Lines containing the string "image" are to be counted; report only how many there are.

* start Materials provided *

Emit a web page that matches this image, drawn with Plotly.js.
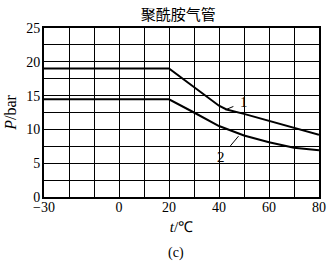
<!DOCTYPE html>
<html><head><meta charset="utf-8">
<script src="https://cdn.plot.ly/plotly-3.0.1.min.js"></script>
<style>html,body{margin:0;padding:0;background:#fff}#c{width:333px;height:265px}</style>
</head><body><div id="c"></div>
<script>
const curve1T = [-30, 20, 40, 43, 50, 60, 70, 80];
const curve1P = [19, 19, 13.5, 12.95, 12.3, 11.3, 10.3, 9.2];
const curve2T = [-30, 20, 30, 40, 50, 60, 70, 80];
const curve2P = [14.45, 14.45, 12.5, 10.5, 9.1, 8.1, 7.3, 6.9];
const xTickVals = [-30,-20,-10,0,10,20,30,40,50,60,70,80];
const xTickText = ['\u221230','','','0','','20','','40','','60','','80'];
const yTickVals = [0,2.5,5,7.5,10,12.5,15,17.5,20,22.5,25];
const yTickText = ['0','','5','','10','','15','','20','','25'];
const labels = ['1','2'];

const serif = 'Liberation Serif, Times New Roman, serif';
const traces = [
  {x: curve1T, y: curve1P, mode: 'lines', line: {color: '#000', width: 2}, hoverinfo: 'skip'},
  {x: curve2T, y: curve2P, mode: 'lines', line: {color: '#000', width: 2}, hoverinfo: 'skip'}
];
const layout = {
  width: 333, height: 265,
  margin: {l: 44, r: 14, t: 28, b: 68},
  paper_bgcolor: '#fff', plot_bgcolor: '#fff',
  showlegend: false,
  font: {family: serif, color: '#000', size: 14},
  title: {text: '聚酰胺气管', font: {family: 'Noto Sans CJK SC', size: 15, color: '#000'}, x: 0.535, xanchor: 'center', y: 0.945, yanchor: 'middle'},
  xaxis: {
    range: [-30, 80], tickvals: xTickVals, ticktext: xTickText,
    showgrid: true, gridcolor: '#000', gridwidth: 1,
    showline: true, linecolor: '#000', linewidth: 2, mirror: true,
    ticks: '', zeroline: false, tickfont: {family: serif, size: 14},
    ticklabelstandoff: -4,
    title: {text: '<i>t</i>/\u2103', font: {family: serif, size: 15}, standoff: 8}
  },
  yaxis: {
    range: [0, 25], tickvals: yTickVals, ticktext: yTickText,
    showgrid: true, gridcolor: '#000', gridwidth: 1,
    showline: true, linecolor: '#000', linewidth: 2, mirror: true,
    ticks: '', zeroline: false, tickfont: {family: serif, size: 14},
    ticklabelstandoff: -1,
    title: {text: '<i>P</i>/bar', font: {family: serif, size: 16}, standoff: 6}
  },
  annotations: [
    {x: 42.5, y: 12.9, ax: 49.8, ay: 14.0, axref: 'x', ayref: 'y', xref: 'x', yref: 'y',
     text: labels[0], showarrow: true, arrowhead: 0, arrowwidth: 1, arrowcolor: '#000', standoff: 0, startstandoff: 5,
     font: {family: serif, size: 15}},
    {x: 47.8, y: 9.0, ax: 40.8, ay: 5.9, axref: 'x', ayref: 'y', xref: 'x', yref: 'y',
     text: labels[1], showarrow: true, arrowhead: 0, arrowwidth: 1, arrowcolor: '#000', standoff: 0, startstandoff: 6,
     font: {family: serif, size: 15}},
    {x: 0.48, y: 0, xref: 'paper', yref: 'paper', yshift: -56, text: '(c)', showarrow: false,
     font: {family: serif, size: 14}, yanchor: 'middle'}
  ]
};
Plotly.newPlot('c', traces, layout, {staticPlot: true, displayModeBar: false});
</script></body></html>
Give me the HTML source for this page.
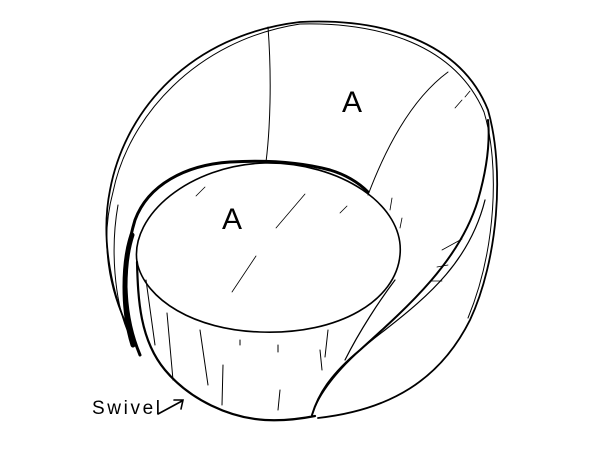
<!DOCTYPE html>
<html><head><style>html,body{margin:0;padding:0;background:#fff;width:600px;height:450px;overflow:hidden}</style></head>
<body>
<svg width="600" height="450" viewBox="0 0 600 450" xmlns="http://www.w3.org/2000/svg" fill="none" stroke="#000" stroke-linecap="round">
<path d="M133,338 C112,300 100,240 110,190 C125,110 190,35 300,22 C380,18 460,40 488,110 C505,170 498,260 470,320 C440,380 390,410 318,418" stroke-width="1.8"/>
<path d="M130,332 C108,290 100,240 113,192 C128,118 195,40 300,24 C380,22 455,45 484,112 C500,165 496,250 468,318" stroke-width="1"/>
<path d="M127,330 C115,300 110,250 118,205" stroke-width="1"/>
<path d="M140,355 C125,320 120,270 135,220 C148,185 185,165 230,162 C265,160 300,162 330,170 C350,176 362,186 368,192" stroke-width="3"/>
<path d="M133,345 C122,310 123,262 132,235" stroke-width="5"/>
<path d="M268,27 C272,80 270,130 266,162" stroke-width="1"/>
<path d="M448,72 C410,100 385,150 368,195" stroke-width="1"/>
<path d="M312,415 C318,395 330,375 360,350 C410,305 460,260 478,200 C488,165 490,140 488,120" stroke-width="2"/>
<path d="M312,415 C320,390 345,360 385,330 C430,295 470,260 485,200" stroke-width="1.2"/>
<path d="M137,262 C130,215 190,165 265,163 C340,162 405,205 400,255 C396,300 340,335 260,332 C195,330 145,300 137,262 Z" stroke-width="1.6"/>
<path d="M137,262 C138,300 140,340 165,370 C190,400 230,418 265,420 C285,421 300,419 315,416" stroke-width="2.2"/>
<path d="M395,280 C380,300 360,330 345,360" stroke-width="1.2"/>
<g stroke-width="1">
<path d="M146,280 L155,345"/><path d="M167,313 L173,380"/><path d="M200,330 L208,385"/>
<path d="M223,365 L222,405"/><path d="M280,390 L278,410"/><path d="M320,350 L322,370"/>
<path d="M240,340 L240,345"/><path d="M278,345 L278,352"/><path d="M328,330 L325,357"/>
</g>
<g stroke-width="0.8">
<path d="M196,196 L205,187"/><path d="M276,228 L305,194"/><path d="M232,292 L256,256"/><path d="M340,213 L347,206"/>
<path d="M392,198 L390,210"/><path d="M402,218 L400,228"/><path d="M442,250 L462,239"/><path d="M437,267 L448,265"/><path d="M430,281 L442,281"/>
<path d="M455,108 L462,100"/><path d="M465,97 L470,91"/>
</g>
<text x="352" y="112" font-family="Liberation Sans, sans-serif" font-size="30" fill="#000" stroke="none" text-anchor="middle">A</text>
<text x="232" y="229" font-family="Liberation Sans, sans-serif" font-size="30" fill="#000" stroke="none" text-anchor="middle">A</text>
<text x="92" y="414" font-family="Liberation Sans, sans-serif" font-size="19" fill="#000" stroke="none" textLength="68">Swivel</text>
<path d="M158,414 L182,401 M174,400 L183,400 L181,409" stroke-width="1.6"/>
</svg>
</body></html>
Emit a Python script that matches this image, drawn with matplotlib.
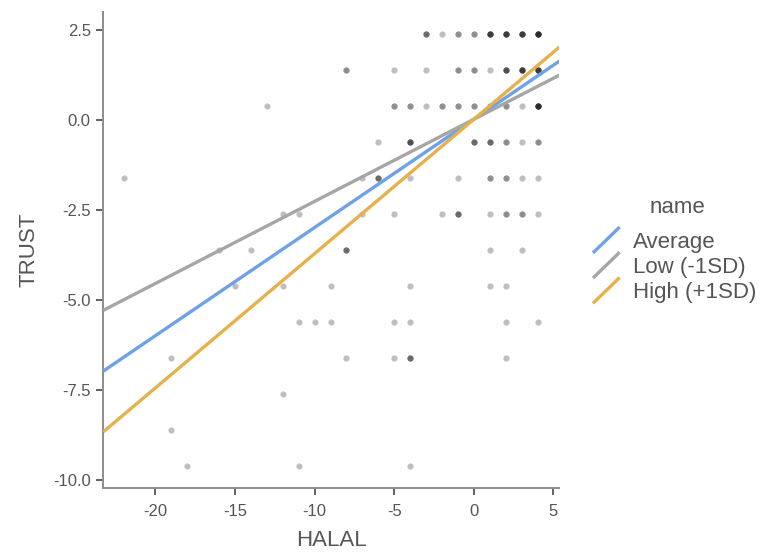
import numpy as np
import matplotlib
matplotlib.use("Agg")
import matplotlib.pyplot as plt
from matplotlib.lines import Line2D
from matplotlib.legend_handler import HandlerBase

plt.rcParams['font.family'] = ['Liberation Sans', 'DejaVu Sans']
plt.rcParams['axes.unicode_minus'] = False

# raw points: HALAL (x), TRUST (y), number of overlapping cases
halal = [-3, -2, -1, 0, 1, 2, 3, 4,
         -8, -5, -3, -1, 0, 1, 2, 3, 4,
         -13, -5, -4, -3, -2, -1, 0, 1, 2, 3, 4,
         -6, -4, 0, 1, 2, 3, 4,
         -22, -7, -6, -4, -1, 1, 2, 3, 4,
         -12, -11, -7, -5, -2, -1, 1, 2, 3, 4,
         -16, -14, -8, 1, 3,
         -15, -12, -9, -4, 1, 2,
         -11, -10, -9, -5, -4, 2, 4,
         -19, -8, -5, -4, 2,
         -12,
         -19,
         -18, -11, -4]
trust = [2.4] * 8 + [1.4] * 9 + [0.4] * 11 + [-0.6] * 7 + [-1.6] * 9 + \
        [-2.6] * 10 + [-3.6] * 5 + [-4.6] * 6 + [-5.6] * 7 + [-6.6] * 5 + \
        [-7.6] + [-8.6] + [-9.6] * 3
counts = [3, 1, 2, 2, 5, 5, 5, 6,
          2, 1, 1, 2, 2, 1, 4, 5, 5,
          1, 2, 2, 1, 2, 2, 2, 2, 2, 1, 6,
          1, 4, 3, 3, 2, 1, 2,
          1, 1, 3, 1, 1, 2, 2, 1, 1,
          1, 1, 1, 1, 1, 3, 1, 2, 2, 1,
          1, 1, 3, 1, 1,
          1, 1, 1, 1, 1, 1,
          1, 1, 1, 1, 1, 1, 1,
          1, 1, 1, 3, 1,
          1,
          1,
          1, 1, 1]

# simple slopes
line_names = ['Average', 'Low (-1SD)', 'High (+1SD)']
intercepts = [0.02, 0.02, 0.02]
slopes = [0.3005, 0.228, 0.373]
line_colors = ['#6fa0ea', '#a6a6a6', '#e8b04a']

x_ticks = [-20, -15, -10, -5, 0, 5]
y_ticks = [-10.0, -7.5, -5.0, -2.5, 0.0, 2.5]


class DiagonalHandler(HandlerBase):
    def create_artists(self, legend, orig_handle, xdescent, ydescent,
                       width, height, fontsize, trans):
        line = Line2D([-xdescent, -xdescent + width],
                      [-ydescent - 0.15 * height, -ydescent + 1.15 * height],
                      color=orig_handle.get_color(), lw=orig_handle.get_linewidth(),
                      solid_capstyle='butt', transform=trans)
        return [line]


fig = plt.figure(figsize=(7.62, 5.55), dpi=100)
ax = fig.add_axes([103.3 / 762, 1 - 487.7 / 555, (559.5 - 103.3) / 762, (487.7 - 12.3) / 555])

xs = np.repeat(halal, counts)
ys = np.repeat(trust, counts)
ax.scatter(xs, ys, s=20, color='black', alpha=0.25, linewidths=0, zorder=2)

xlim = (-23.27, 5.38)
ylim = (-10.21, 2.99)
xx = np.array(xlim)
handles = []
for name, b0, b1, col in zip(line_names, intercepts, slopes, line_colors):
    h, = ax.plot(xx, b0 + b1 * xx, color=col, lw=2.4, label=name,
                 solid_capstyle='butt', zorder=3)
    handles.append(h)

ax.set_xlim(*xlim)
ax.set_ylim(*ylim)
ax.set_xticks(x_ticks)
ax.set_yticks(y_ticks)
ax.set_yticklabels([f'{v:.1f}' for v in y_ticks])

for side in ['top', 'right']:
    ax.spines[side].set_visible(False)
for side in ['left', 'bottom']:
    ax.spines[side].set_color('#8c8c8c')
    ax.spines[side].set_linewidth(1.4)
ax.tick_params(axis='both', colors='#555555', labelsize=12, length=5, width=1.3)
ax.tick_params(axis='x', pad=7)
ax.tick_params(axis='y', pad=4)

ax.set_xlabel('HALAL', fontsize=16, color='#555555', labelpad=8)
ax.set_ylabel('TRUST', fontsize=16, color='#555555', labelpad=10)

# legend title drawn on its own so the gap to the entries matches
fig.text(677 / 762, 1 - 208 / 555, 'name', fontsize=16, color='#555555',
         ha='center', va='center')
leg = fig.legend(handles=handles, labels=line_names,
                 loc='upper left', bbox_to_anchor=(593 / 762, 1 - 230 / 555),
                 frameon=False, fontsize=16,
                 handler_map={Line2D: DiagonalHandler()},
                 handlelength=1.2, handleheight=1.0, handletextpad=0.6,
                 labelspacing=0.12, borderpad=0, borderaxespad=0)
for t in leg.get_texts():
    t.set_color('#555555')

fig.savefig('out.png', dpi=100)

* end Materials provided *

- Exercise result
2